• **Goal of the exercise**: Output the full listing below exactly as it reads, and skip anything that is a picture.

• **Source data**:
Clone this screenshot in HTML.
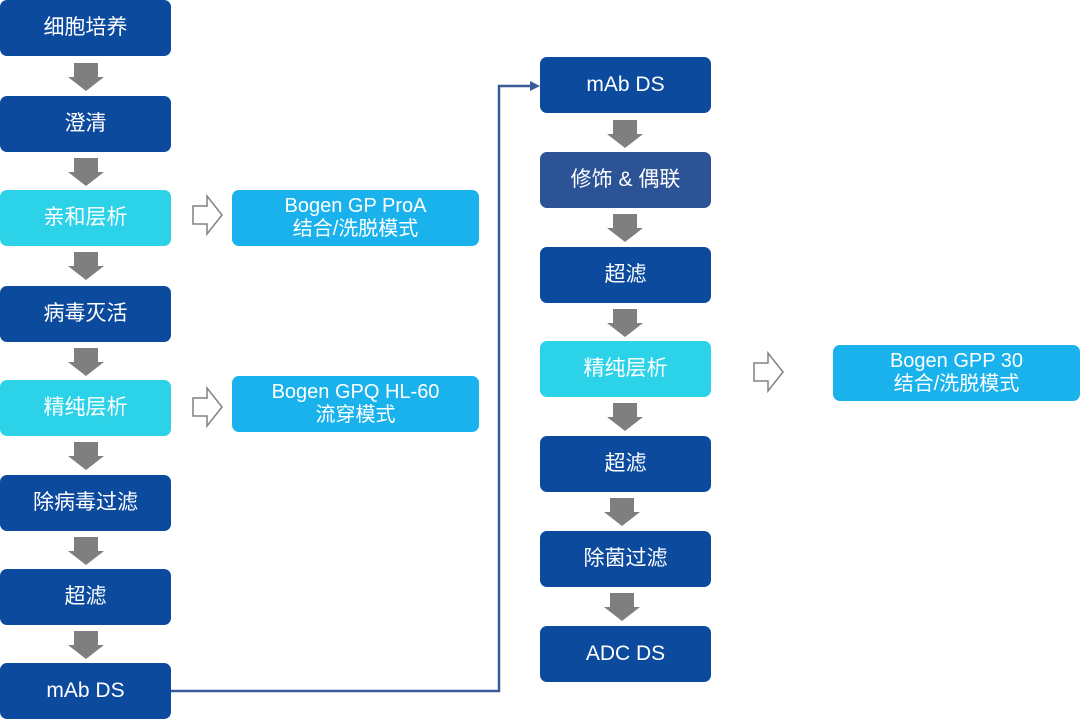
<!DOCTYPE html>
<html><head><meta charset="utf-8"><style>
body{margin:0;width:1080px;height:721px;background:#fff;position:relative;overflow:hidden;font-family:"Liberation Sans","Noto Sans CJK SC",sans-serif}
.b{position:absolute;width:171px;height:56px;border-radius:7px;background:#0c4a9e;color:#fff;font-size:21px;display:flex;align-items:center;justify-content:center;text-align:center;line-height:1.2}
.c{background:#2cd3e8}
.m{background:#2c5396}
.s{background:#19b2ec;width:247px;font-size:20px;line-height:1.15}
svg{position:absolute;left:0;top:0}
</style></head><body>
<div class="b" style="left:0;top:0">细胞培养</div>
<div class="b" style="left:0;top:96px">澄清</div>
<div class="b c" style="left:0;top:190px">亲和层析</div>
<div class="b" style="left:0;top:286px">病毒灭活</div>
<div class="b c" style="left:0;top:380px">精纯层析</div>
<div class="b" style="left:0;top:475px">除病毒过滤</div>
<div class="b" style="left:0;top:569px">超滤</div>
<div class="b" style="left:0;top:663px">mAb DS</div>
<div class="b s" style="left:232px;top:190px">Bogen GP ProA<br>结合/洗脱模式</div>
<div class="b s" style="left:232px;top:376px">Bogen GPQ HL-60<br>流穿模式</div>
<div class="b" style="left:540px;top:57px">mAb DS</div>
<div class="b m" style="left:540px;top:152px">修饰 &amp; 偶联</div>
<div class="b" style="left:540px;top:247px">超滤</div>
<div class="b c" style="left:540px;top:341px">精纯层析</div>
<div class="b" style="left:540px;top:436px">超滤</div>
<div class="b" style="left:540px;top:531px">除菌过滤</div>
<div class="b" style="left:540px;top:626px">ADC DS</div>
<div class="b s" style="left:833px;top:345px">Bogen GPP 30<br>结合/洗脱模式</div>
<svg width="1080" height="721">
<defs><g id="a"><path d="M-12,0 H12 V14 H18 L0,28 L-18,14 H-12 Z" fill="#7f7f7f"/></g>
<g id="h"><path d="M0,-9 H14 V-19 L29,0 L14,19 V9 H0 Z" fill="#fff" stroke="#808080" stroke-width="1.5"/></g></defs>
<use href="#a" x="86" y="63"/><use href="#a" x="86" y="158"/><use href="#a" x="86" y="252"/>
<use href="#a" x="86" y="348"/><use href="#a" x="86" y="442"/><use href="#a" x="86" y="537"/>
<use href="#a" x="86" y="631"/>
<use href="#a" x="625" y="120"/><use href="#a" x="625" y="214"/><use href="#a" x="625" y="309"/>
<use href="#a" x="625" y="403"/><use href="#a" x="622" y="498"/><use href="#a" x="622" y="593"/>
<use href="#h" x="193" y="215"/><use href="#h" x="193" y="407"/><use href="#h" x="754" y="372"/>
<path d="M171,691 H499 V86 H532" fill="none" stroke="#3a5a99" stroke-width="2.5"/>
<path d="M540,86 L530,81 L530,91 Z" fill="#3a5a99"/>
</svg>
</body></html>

• **Output for this task**:
Clone this screenshot in HTML.
<!DOCTYPE html>
<html><head><meta charset="utf-8"><style>
body{margin:0;width:1080px;height:721px;background:#fff;position:relative;overflow:hidden;font-family:"Liberation Sans","Noto Sans CJK SC",sans-serif}
.b{position:absolute;width:171px;height:56px;border-radius:7px;background:#0c4a9e;color:#fff;font-size:21px;display:flex;align-items:center;justify-content:center;text-align:center;line-height:1.2}
.c{background:#2cd3e8}
.m{background:#2c5396}
.s{background:#19b2ec;width:247px;font-size:20px;line-height:1.15}
svg{position:absolute;left:0;top:0}
</style></head><body>
<div class="b" style="left:0;top:0">细胞培养</div>
<div class="b" style="left:0;top:96px">澄清</div>
<div class="b c" style="left:0;top:190px">亲和层析</div>
<div class="b" style="left:0;top:286px">病毒灭活</div>
<div class="b c" style="left:0;top:380px">精纯层析</div>
<div class="b" style="left:0;top:475px">除病毒过滤</div>
<div class="b" style="left:0;top:569px">超滤</div>
<div class="b" style="left:0;top:663px">mAb DS</div>
<div class="b s" style="left:232px;top:190px">Bogen GP ProA<br>结合/洗脱模式</div>
<div class="b s" style="left:232px;top:376px">Bogen GPQ HL-60<br>流穿模式</div>
<div class="b" style="left:540px;top:57px">mAb DS</div>
<div class="b m" style="left:540px;top:152px">修饰 &amp; 偶联</div>
<div class="b" style="left:540px;top:247px">超滤</div>
<div class="b c" style="left:540px;top:341px">精纯层析</div>
<div class="b" style="left:540px;top:436px">超滤</div>
<div class="b" style="left:540px;top:531px">除菌过滤</div>
<div class="b" style="left:540px;top:626px">ADC DS</div>
<div class="b s" style="left:833px;top:345px">Bogen GPP 30<br>结合/洗脱模式</div>
<svg width="1080" height="721">
<defs><g id="a"><path d="M-12,0 H12 V14 H18 L0,28 L-18,14 H-12 Z" fill="#7f7f7f"/></g>
<g id="h"><path d="M0,-9 H14 V-19 L29,0 L14,19 V9 H0 Z" fill="#fff" stroke="#808080" stroke-width="1.5"/></g></defs>
<use href="#a" x="86" y="63"/><use href="#a" x="86" y="158"/><use href="#a" x="86" y="252"/>
<use href="#a" x="86" y="348"/><use href="#a" x="86" y="442"/><use href="#a" x="86" y="537"/>
<use href="#a" x="86" y="631"/>
<use href="#a" x="625" y="120"/><use href="#a" x="625" y="214"/><use href="#a" x="625" y="309"/>
<use href="#a" x="625" y="403"/><use href="#a" x="622" y="498"/><use href="#a" x="622" y="593"/>
<use href="#h" x="193" y="215"/><use href="#h" x="193" y="407"/><use href="#h" x="754" y="372"/>
<path d="M171,691 H499 V86 H532" fill="none" stroke="#3a5a99" stroke-width="2.5"/>
<path d="M540,86 L530,81 L530,91 Z" fill="#3a5a99"/>
</svg>
</body></html>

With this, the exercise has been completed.